Election 1944: Pre-convention news

The Pittsburgh Press (February 8, 1944)

americavotes1944

SENATE PASSES FEDERAL SOLDIER VOTE BILL
States’-rights group beaten in showdown

Administration forces, however, face another fight in House

Washington (UP) –
The Senate today approved the administration’s federal ballot soldier vote bill after rejecting repeated last-ditch efforts by a coalition of Republicans and Southern Democrats to impose at least restrictive amendments.

The measure was sent back to the House, where a similar coalition succeeded in defeating a federal ballot plan last Thursday.

The federal ballot provision was written into previous House and Senate soldier vote legislation by a Senate vote of 46–40, on motion of Majority Leader Alben W. Barkley (D-KY).

Taft’s plan defeated

Mr. Barkley’s motion carried after the Senate rejected, 45–41, restrictions on federal ballot use proposed by Senator Robert A. Taft (R-OH) and the Republican-Democratic coalition.

The Taft amendment would have authorized a federal ballot only for absentee voters whose home states failed to make available, upon application, a lightweight state ballot.

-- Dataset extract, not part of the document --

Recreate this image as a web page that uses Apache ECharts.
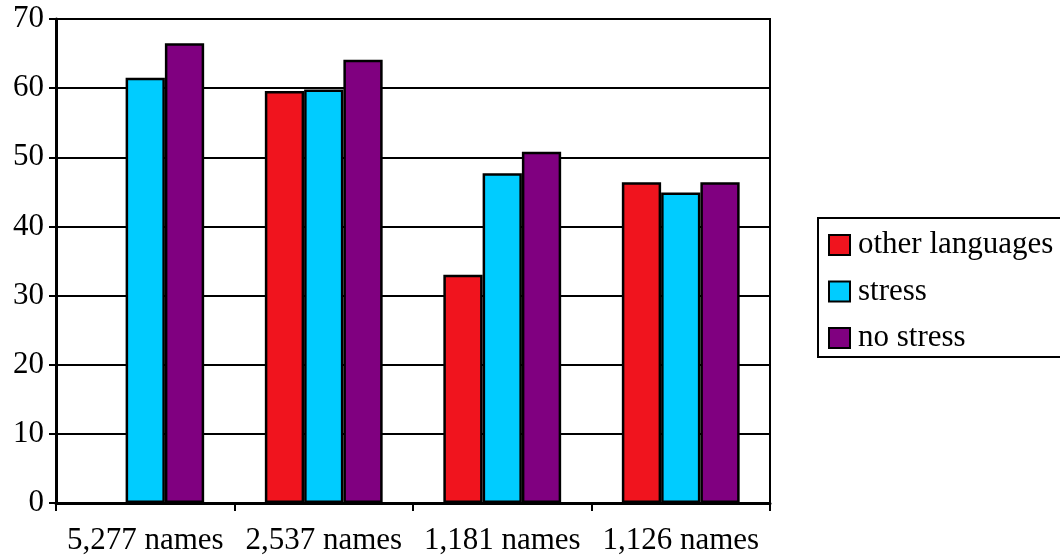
<!DOCTYPE html>
<html>
<head>
<meta charset="utf-8">
<style>
  html, body { margin: 0; padding: 0; background: #fff; }
  #chart { width: 1060px; height: 556px; }
</style>
<script src="https://cdn.jsdelivr.net/npm/echarts@6/dist/echarts.min.js"></script>
</head>
<body>
<div id="chart"></div>
<script>
// Name counts per group
const categories = ['5,277 names', '2,537 names', '1,181 names', '1,126 names'];

// Percentages per group; the first group has no "other languages" value
const otherLanguages = [null, 59.6, 33.0, 46.4];
const stress = [61.5, 59.8, 47.7, 44.9];
const noStress = [66.5, 64.1, 50.8, 46.4];

const yTicks = { min: 0, max: 70, interval: 10 };

const FONT = '"Liberation Serif", "DejaVu Serif", serif';
const FONT_SIZE = 31;
const chart = echarts.init(document.getElementById('chart'), null, { renderer: 'canvas' });

function barSeries(name, data, color) {
  return {
    name: name,
    type: 'bar',
    data: data,
    barGap: '0%',
    barCategoryGap: '34%',
    itemStyle: { color: color, borderColor: '#000', borderWidth: 2.5 },
    emphasis: { disabled: true }
  };
}

chart.setOption({
  animation: false,
  backgroundColor: '#fff',
  textStyle: { fontFamily: FONT },
  grid: {
    left: 56, right: 290, top: 19, bottom: 53,
    show: true, borderColor: '#000', borderWidth: 2, backgroundColor: 'transparent'
  },
  xAxis: {
    type: 'category',
    data: categories,
    boundaryGap: true,
    axisLine: { lineStyle: { color: '#000', width: 3 } },
    axisTick: { show: true, length: 8, interval: 0, lineStyle: { color: '#000', width: 2 } },
    axisLabel: { color: '#000', fontSize: FONT_SIZE, fontFamily: FONT, margin: 22, interval: 0 },
    z: 10
  },
  yAxis: {
    type: 'value',
    min: yTicks.min, max: yTicks.max, interval: yTicks.interval,
    axisLine: { show: true, lineStyle: { color: '#000', width: 3 } },
    axisTick: { show: true, length: 7, lineStyle: { color: '#000', width: 2 } },
    axisLabel: { color: '#000', fontSize: FONT_SIZE, fontFamily: FONT, margin: 12 },
    splitLine: { show: true, lineStyle: { color: '#000', width: 2 } }
  },
  legend: {
    orient: 'vertical',
    left: 828, top: 229,
    padding: 0,
    itemWidth: 21, itemHeight: 20, itemGap: 14.5,
    icon: 'rect',
    textStyle: {
      color: '#000', fontSize: FONT_SIZE, fontFamily: FONT,
      lineHeight: 32, padding: [0, 0, 0, 3]
    },
    data: ['other languages', 'stress', 'no stress']
  },
  graphic: [{
    type: 'rect',
    shape: { x: 818, y: 218, width: 260, height: 139 },
    style: { fill: 'none', stroke: '#000', lineWidth: 2 },
    z: -1
  }],
  series: [
    barSeries('other languages', otherLanguages, '#F0141E'),
    barSeries('stress', stress, '#00CCFF'),
    barSeries('no stress', noStress, '#800080')
  ]
});
</script>
</body>
</html>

After the adoption of Mr. Barkley’s motion, Mr. Taft made another attempt to keep his amendment alive by moving that it be taken to conference between the House and Senate. He lost again, by the same vote of 45–41.

House must act

With the defeat of this motion, Senate action on the federal ballot plan – in the form of an amendment to the varying state ballot plans passed by both Senate and House – was automatically completed without further votes. It was an unusual thing for the Senate to amend a bill it had previously passed, but the parliamentarian ruled it could be done.

The House now must act on the Senate federal ballot provisions. In view of last week’s overwhelming vote for state ballots, it will presumably reject the Senate plan and throw the matter into conference.

Separate bill approved

However, to guard against the possibility that the House would kill the federal ballot provisions in the pending measure, the Senate also put its federal ballot provisions into an entirely new and separate bill. This was passed, 47–38.

The new measure also goes to the House, where the administration hopes to keep it on tap as a final resort to keep federal ballot legislation alive. No federal ballot legislation can become effective without affirmative House action on the Senate provisions in one bill or the other.